- SET PROBLEM:
Write out all the entries word for word and omit any pictures.

- PROVIDED RECORDS:
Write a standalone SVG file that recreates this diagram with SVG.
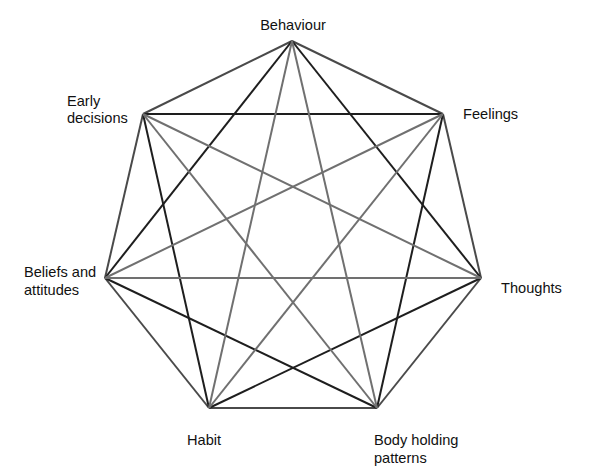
<svg xmlns="http://www.w3.org/2000/svg" width="592" height="467" viewBox="0 0 592 467">
<style>
.s1{stroke:#4a4a4a;stroke-width:2;fill:none}
.s2{stroke:#1e1e1e;stroke-width:2;fill:none}
.s3{stroke:#707070;stroke-width:2;fill:none}
text{font-family:"Liberation Sans",Arial,sans-serif;font-size:14.6px;fill:#111}
</style>
<rect width="592" height="467" fill="#fff"/>
<g id="connectors">
<line class="s1" x1="292" y1="41" x2="443" y2="114"/>
<line class="s1" x1="443" y1="114" x2="481" y2="278"/>
<line class="s1" x1="481" y1="278" x2="377" y2="408"/>
<line class="s1" x1="377" y1="408" x2="209" y2="408"/>
<line class="s1" x1="209" y1="408" x2="105" y2="278"/>
<line class="s1" x1="105" y1="278" x2="143" y2="114"/>
<line class="s1" x1="143" y1="114" x2="292" y2="41"/>
<line class="s2" x1="292" y1="41" x2="481" y2="278"/>
<line class="s2" x1="443" y1="114" x2="377" y2="408"/>
<line class="s2" x1="481" y1="278" x2="209" y2="408"/>
<line class="s2" x1="377" y1="408" x2="105" y2="278"/>
<line class="s2" x1="209" y1="408" x2="143" y2="114"/>
<line class="s2" x1="105" y1="278" x2="292" y2="41"/>
<line class="s2" x1="143" y1="114" x2="443" y2="114"/>
<line class="s3" x1="292" y1="41" x2="377" y2="408"/>
<line class="s3" x1="292" y1="41" x2="209" y2="408"/>
<line class="s3" x1="443" y1="114" x2="209" y2="408"/>
<line class="s3" x1="443" y1="114" x2="105" y2="278"/>
<line class="s3" x1="481" y1="278" x2="105" y2="278"/>
<line class="s3" x1="481" y1="278" x2="143" y2="114"/>
<line class="s3" x1="377" y1="408" x2="143" y2="114"/>
</g>
<g id="behaviour"><text x="293" y="30" text-anchor="middle">Behaviour</text></g>
<g id="feelings"><text x="463" y="119">Feelings</text></g>
<g id="thoughts"><text x="501" y="293">Thoughts</text></g>
<g id="body"><text x="374" y="445">Body holding</text><text x="374" y="463">patterns</text></g>
<g id="habit"><text x="187" y="445">Habit</text></g>
<g id="beliefs"><text x="24" y="277">Beliefs and</text><text x="24" y="295">attitudes</text></g>
<g id="early"><text x="67" y="106">Early</text><text x="67" y="123">decisions</text></g>
</svg>
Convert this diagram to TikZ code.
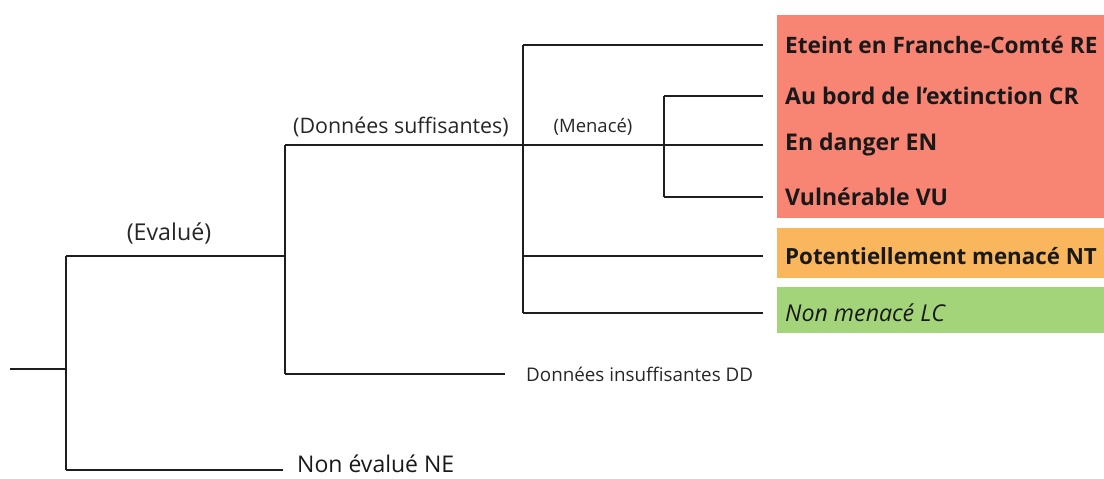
\documentclass[tikz,border=0pt]{standalone}
\usepackage{fontspec}
\setmainfont{Open Sans}
\definecolor{redbox}{RGB}{248,132,116}
\definecolor{orangebox}{RGB}{250,182,92}
\definecolor{greenbox}{RGB}{163,212,122}
\definecolor{linec}{RGB}{30,30,30}
\newcommand{\fs}[1]{\fontsize{#1}{#1}\selectfont}
\begin{document}
\begin{tikzpicture}[x=1pt,y=-1pt,
  branch/.style={draw=linec,line width=2pt},
  box/.style={draw=none,inner sep=0pt,anchor=north west},
  leaf/.style={anchor=west,inner sep=0pt,inner xsep=22pt,font=\fs{22.6}\bfseries,text=black!90},
  lbl/.style={inner sep=0pt,text=black!85},
]
\useasboundingbox (0,0) rectangle (1104,479);
% coloured boxes
\node[box,fill=redbox,minimum width=327pt,minimum height=203pt] (rbox) at (777,15) {};
\node[box,fill=orangebox,minimum width=327pt,minimum height=50pt] (obox) at (777,228) {};
\node[box,fill=greenbox,minimum width=327pt,minimum height=46pt] (gbox) at (777,287) {};
% junctions
\coordinate (r0) at (10,369);
\coordinate (r) at (66,369);
\coordinate (rt) at (66,256);
\coordinate (rb) at (66,470);
\coordinate (d) at (285,256);
\coordinate (dt) at (285,145);
\coordinate (db) at (285,374);
\coordinate (s) at (523,145);
\coordinate (st) at (523,45);
\coordinate (snt) at (523,256);
\coordinate (sb) at (523,313);
\coordinate (m) at (664,145);
\coordinate (mt) at (664,96);
\coordinate (mb) at (664,197);
% leaves
\node[leaf] (re) at (763,45) {Eteint en Franche-Comté RE};
\node[leaf,font=\fs{23}\bfseries] (cr) at (763,96) {Au bord de l'extinction CR};
\node[leaf,font=\fs{23}\bfseries] (en) at (763,145) {En danger EN};
\node[leaf,font=\fs{23}\bfseries] (vu) at (763,197) {Vulnérable VU};
\node[leaf,font=\fs{22.3}\bfseries] (nt) at (763,256) {Potentiellement menacé NT};
\node[leaf,font=\fs{23.2}\itshape] (lc) at (763,313) {Non menacé LC};
\node[anchor=west,inner sep=0pt,inner xsep=21pt,font=\fs{18.8},text=black!85] (dd) at (505,374) {Données insuffisantes DD};
\node[anchor=west,inner sep=0pt,inner xsep=14pt,text height=4pt,text depth=0pt,font=\fs{23},text=black!90] (ne) at (283,470) {Non évalué NE};
% branch labels
\node[lbl,font=\fs{23.2}] (levalue) at (169,233) {(Evalué)};
\node[lbl,font=\fs{21.4}] (lsuff) at (401,127) {(Données suffisantes)};
\node[lbl,font=\fs{18.5}] (lmen) at (593,127) {(Menacé)};
% tree
\draw[branch] (r0) -- (r);
\draw[branch] (rt) -- (rb);
\draw[branch] (rt) -- (d);
\draw[branch] (rb) -- (ne.west);
\draw[branch] (dt) -- (db);
\draw[branch] (dt) -- (s);
\draw[branch] (db) -- (dd.west);
\draw[branch] (st) -- (sb);
\draw[branch] (st) -- (re.west);
\draw[branch] (s) -- (m);
\draw[branch] (mt) -- (mb);
\draw[branch] (mt) -- (cr.west);
\draw[branch] (m) -- (en.west);
\draw[branch] (mb) -- (vu.west);
\draw[branch] (snt) -- (nt.west);
\draw[branch] (sb) -- (lc.west);
\end{tikzpicture}
\end{document}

- RESPONSE TO THE TASK:
Write a standalone SVG file that recreates this diagram with SVG.
<svg xmlns="http://www.w3.org/2000/svg" width="592" height="467" viewBox="0 0 592 467">
<style>
.s1{stroke:#4a4a4a;stroke-width:2;fill:none}
.s2{stroke:#1e1e1e;stroke-width:2;fill:none}
.s3{stroke:#707070;stroke-width:2;fill:none}
text{font-family:"Liberation Sans",Arial,sans-serif;font-size:14.6px;fill:#111}
</style>
<rect width="592" height="467" fill="#fff"/>
<g id="connectors">
<line class="s1" x1="292" y1="41" x2="443" y2="114"/>
<line class="s1" x1="443" y1="114" x2="481" y2="278"/>
<line class="s1" x1="481" y1="278" x2="377" y2="408"/>
<line class="s1" x1="377" y1="408" x2="209" y2="408"/>
<line class="s1" x1="209" y1="408" x2="105" y2="278"/>
<line class="s1" x1="105" y1="278" x2="143" y2="114"/>
<line class="s1" x1="143" y1="114" x2="292" y2="41"/>
<line class="s2" x1="292" y1="41" x2="481" y2="278"/>
<line class="s2" x1="443" y1="114" x2="377" y2="408"/>
<line class="s2" x1="481" y1="278" x2="209" y2="408"/>
<line class="s2" x1="377" y1="408" x2="105" y2="278"/>
<line class="s2" x1="209" y1="408" x2="143" y2="114"/>
<line class="s2" x1="105" y1="278" x2="292" y2="41"/>
<line class="s2" x1="143" y1="114" x2="443" y2="114"/>
<line class="s3" x1="292" y1="41" x2="377" y2="408"/>
<line class="s3" x1="292" y1="41" x2="209" y2="408"/>
<line class="s3" x1="443" y1="114" x2="209" y2="408"/>
<line class="s3" x1="443" y1="114" x2="105" y2="278"/>
<line class="s3" x1="481" y1="278" x2="105" y2="278"/>
<line class="s3" x1="481" y1="278" x2="143" y2="114"/>
<line class="s3" x1="377" y1="408" x2="143" y2="114"/>
</g>
<g id="behaviour"><text x="293" y="30" text-anchor="middle">Behaviour</text></g>
<g id="feelings"><text x="463" y="119">Feelings</text></g>
<g id="thoughts"><text x="501" y="293">Thoughts</text></g>
<g id="body"><text x="374" y="445">Body holding</text><text x="374" y="463">patterns</text></g>
<g id="habit"><text x="187" y="445">Habit</text></g>
<g id="beliefs"><text x="24" y="277">Beliefs and</text><text x="24" y="295">attitudes</text></g>
<g id="early"><text x="67" y="106">Early</text><text x="67" y="123">decisions</text></g>
</svg>
Convert this diagram to TikZ code.
\documentclass[tikz,border=0pt]{standalone}
\usepackage{fontspec}
\setmainfont{Open Sans}
\definecolor{redbox}{RGB}{248,132,116}
\definecolor{orangebox}{RGB}{250,182,92}
\definecolor{greenbox}{RGB}{163,212,122}
\definecolor{linec}{RGB}{30,30,30}
\newcommand{\fs}[1]{\fontsize{#1}{#1}\selectfont}
\begin{document}
\begin{tikzpicture}[x=1pt,y=-1pt,
  branch/.style={draw=linec,line width=2pt},
  box/.style={draw=none,inner sep=0pt,anchor=north west},
  leaf/.style={anchor=west,inner sep=0pt,inner xsep=22pt,font=\fs{22.6}\bfseries,text=black!90},
  lbl/.style={inner sep=0pt,text=black!85},
]
\useasboundingbox (0,0) rectangle (1104,479);
% coloured boxes
\node[box,fill=redbox,minimum width=327pt,minimum height=203pt] (rbox) at (777,15) {};
\node[box,fill=orangebox,minimum width=327pt,minimum height=50pt] (obox) at (777,228) {};
\node[box,fill=greenbox,minimum width=327pt,minimum height=46pt] (gbox) at (777,287) {};
% junctions
\coordinate (r0) at (10,369);
\coordinate (r) at (66,369);
\coordinate (rt) at (66,256);
\coordinate (rb) at (66,470);
\coordinate (d) at (285,256);
\coordinate (dt) at (285,145);
\coordinate (db) at (285,374);
\coordinate (s) at (523,145);
\coordinate (st) at (523,45);
\coordinate (snt) at (523,256);
\coordinate (sb) at (523,313);
\coordinate (m) at (664,145);
\coordinate (mt) at (664,96);
\coordinate (mb) at (664,197);
% leaves
\node[leaf] (re) at (763,45) {Eteint en Franche-Comté RE};
\node[leaf,font=\fs{23}\bfseries] (cr) at (763,96) {Au bord de l'extinction CR};
\node[leaf,font=\fs{23}\bfseries] (en) at (763,145) {En danger EN};
\node[leaf,font=\fs{23}\bfseries] (vu) at (763,197) {Vulnérable VU};
\node[leaf,font=\fs{22.3}\bfseries] (nt) at (763,256) {Potentiellement menacé NT};
\node[leaf,font=\fs{23.2}\itshape] (lc) at (763,313) {Non menacé LC};
\node[anchor=west,inner sep=0pt,inner xsep=21pt,font=\fs{18.8},text=black!85] (dd) at (505,374) {Données insuffisantes DD};
\node[anchor=west,inner sep=0pt,inner xsep=14pt,text height=4pt,text depth=0pt,font=\fs{23},text=black!90] (ne) at (283,470) {Non évalué NE};
% branch labels
\node[lbl,font=\fs{23.2}] (levalue) at (169,233) {(Evalué)};
\node[lbl,font=\fs{21.4}] (lsuff) at (401,127) {(Données suffisantes)};
\node[lbl,font=\fs{18.5}] (lmen) at (593,127) {(Menacé)};
% tree
\draw[branch] (r0) -- (r);
\draw[branch] (rt) -- (rb);
\draw[branch] (rt) -- (d);
\draw[branch] (rb) -- (ne.west);
\draw[branch] (dt) -- (db);
\draw[branch] (dt) -- (s);
\draw[branch] (db) -- (dd.west);
\draw[branch] (st) -- (sb);
\draw[branch] (st) -- (re.west);
\draw[branch] (s) -- (m);
\draw[branch] (mt) -- (mb);
\draw[branch] (mt) -- (cr.west);
\draw[branch] (m) -- (en.west);
\draw[branch] (mb) -- (vu.west);
\draw[branch] (snt) -- (nt.west);
\draw[branch] (sb) -- (lc.west);
\end{tikzpicture}
\end{document}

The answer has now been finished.